Так что прием, оказанный О. Генри в «Энслиз», был самым радушным. Тем более что писатель, как оказалось, приехал не с пустыми руками, а привез с собой несколько новых рассказов, часть из которых вскоре увидели свет на страницах журнала. Конечно, это вовсе не гарантировало, что и в дальнейшем всё будет так же замечательно, но такое начало, безусловно, радовало нашего героя.
После визита О. Генри к боссу Холл и Даффи повели его на экскурсию: показать окрестности, Медисон-сквер, погулять по центру города. Но, как вспоминал один из гидов писателя в той прогулке, их подопечный был невнимателен, слушал «вполуха», почти не обращал внимания на «красоты» и достопримечательности. В конце концов один из них не выдержал и спросил: «В чем дело, Билл? Вам что — неинтересно?» На что тот ответил: «Как, к черту, я могу наслаждаться вашими красотами, когда мои новые ботинки ужасно жмут?»
Эпизод красноречивый. Хотя бы тем, что, собираясь в редакцию «Энслиз», наш герой приоделся. Причем совершенно очевидно, что обновил гардероб он уже в Нью-Йорке. Стремление выглядеть элегантно — характерная черта О. Генри. Нельзя не согласиться с мнением И. Левидовой, утверждавшей: «Полная джентльменская выкладка была у О. Генри не прихотью, не проявлением дешевого фатовства, а своего рода защитной оболочкой, чем-то вроде черепашьего домика-панциря»[227]. Правда, нередко, как мы видим, это влекло и определенные неудобства — вроде того, что описано. Но едва ли они его смущали. Он любил красиво и дорого одеваться. Отчасти по этой причине ему обычно денег недоставало: шляпы, котелки, галстуки, костюмы, башмаки, лайковые перчатки, трости и т. п. — всё это, конечно, обходилось недешево.

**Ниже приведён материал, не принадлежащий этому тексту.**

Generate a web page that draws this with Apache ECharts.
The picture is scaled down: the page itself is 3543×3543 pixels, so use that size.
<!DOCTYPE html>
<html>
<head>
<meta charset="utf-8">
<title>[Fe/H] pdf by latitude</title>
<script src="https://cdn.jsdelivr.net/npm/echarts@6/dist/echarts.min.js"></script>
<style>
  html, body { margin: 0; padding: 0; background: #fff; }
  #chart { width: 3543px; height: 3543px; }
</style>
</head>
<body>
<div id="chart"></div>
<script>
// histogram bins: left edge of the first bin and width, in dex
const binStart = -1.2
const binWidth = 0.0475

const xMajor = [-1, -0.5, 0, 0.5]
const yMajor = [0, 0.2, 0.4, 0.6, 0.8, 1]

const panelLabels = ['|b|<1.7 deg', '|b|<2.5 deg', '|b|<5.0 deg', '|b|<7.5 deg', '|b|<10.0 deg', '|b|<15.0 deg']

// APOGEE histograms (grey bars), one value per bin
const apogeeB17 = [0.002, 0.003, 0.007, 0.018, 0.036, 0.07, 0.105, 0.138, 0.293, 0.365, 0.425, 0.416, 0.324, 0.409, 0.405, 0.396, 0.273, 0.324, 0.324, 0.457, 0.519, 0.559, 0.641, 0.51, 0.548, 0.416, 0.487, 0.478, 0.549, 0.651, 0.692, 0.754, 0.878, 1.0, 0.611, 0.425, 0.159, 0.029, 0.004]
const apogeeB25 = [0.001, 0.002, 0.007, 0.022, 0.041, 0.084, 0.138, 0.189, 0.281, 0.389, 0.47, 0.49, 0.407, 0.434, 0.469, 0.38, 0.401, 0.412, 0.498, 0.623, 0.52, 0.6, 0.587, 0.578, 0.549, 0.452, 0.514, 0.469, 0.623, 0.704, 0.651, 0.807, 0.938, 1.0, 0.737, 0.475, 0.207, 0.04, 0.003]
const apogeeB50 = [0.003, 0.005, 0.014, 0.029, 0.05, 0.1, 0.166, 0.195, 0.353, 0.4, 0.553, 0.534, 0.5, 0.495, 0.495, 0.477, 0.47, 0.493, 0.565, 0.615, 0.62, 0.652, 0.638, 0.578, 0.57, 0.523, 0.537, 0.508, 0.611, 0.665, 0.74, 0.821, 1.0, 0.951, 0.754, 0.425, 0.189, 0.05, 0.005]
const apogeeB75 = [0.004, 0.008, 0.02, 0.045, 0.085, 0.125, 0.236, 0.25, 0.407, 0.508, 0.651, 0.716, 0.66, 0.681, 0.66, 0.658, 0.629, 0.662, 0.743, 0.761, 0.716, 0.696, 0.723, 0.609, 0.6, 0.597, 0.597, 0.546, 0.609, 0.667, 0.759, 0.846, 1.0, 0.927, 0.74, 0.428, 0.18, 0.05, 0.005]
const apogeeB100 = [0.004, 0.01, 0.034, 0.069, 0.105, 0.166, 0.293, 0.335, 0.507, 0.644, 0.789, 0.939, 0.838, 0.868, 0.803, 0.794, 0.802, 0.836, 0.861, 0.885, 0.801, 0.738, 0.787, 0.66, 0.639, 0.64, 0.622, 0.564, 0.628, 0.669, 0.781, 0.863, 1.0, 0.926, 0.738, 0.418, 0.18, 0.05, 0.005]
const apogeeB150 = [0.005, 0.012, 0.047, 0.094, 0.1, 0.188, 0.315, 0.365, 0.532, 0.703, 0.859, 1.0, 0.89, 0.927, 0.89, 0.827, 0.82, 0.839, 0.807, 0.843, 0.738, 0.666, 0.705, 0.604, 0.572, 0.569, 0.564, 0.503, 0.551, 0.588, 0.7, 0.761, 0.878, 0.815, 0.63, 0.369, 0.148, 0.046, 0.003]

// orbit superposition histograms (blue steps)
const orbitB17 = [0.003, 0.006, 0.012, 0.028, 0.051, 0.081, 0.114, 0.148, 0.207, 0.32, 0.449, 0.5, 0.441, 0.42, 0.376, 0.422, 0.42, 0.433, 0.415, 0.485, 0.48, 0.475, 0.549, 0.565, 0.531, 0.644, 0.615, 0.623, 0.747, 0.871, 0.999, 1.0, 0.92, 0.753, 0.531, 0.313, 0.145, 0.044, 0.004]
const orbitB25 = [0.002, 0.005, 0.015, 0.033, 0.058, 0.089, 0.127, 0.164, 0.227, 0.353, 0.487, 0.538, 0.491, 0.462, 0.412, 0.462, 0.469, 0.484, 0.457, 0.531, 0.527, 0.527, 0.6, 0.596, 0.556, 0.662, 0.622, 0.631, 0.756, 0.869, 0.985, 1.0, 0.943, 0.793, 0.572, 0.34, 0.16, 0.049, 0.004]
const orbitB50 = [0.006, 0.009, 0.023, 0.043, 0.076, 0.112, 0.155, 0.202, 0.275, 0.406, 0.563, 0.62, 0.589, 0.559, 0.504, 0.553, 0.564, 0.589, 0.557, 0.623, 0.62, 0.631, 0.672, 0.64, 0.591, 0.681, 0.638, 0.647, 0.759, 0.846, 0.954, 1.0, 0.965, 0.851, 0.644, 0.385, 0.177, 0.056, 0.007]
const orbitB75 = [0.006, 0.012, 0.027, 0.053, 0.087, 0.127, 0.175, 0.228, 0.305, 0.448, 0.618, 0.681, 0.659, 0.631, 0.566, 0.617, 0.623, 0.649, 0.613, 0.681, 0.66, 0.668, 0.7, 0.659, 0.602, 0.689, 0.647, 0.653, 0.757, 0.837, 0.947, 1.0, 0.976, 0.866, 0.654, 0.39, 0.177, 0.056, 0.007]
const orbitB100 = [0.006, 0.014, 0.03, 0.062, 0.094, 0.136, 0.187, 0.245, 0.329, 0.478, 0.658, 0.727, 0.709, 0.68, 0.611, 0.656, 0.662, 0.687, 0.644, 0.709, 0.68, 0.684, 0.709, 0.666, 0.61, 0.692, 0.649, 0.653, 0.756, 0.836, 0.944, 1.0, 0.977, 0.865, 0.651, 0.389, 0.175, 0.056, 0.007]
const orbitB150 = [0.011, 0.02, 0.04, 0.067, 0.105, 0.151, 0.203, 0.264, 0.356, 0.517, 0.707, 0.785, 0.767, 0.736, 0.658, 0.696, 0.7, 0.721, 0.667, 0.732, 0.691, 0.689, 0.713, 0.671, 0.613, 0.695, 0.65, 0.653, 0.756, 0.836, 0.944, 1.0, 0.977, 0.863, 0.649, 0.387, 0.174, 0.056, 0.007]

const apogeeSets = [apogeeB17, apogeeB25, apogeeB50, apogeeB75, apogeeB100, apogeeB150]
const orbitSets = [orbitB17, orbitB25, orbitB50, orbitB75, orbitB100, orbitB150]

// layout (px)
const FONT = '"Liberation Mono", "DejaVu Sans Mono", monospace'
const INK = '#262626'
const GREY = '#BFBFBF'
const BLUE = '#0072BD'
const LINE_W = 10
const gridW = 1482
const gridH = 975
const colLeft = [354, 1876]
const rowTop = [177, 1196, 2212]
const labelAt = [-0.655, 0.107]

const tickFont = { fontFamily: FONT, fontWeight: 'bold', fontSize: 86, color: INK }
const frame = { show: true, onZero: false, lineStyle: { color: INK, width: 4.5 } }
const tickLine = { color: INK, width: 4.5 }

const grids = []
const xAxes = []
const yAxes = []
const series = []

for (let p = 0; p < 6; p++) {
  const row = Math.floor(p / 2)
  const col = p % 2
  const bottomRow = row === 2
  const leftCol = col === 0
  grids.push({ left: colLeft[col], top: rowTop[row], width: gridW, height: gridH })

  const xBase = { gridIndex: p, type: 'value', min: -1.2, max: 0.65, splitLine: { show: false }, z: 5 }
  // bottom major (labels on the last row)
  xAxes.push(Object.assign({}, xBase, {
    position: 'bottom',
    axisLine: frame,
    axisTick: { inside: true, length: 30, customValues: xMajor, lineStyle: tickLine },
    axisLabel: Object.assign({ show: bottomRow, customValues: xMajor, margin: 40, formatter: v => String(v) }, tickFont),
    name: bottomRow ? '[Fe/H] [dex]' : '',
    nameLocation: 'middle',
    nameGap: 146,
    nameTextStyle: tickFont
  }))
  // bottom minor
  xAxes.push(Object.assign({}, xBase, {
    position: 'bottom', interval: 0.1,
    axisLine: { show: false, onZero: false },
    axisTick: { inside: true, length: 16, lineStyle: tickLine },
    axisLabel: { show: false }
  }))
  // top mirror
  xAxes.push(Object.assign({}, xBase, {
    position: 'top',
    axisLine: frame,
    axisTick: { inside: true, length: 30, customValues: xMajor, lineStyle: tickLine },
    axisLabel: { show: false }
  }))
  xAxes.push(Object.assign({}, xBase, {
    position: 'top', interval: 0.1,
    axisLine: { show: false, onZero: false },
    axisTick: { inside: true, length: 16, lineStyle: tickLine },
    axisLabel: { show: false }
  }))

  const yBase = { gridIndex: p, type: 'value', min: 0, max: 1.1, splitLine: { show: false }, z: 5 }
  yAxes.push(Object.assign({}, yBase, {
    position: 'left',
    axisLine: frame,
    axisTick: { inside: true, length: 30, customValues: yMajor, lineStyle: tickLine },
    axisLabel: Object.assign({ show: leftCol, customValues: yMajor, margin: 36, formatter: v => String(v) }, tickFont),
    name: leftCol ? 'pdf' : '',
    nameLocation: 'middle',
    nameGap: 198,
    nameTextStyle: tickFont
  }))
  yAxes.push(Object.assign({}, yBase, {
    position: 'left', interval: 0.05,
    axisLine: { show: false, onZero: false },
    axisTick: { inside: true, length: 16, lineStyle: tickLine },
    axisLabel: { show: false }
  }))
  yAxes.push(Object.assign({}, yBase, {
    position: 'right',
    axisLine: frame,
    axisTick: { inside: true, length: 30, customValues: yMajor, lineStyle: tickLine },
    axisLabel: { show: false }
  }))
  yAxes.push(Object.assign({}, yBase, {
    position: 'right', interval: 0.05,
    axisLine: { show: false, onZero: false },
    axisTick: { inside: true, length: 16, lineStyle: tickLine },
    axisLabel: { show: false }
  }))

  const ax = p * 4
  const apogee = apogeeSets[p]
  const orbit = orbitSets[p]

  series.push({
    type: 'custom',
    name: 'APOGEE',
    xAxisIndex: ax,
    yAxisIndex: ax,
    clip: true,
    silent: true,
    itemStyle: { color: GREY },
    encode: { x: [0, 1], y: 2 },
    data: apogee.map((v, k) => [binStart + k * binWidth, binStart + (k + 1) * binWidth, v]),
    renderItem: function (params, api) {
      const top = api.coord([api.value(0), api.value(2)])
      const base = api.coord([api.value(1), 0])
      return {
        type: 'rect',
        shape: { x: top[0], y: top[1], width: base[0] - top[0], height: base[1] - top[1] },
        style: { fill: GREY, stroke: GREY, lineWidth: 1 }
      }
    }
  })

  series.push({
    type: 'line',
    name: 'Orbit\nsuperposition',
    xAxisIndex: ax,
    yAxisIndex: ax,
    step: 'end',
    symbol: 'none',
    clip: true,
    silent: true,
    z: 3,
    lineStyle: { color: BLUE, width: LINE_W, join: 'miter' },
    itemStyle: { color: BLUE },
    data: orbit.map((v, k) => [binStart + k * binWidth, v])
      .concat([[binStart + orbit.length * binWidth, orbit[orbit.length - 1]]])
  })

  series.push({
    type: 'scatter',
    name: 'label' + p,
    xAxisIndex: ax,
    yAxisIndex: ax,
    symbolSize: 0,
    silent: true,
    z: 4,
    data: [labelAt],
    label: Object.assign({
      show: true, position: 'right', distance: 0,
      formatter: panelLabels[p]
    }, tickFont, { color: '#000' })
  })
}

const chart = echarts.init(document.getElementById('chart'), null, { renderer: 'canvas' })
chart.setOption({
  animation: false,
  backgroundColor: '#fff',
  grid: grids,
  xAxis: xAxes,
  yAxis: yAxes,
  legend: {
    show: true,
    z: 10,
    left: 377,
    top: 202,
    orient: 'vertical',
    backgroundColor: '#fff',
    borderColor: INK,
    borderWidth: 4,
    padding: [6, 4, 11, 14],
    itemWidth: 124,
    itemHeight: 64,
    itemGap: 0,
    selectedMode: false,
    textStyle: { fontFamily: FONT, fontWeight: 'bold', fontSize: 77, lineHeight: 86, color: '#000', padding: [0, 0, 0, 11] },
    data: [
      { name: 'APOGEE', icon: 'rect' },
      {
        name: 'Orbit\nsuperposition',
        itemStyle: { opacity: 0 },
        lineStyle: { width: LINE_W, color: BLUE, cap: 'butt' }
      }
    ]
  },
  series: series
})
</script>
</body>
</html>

Стоит обратить внимание и на манеру разговора. С малознакомыми людьми (то есть почти со всеми) Портер разговаривал нарочито простовато — с южным (техасским) акцентом, упрощением и нарушением грамматики, умышленно насыщая свою речь барбаризмами, ковбойскими словечками и оборотами. К сожалению, в переводе всё это теряется, и читателю остается одно — поверить автору на слово. Но и эта речевая манера тоже, конечно, была защитой — органичной составляющей не только литературной, но и человеческой маски — человека и писателя по имени О. Генри.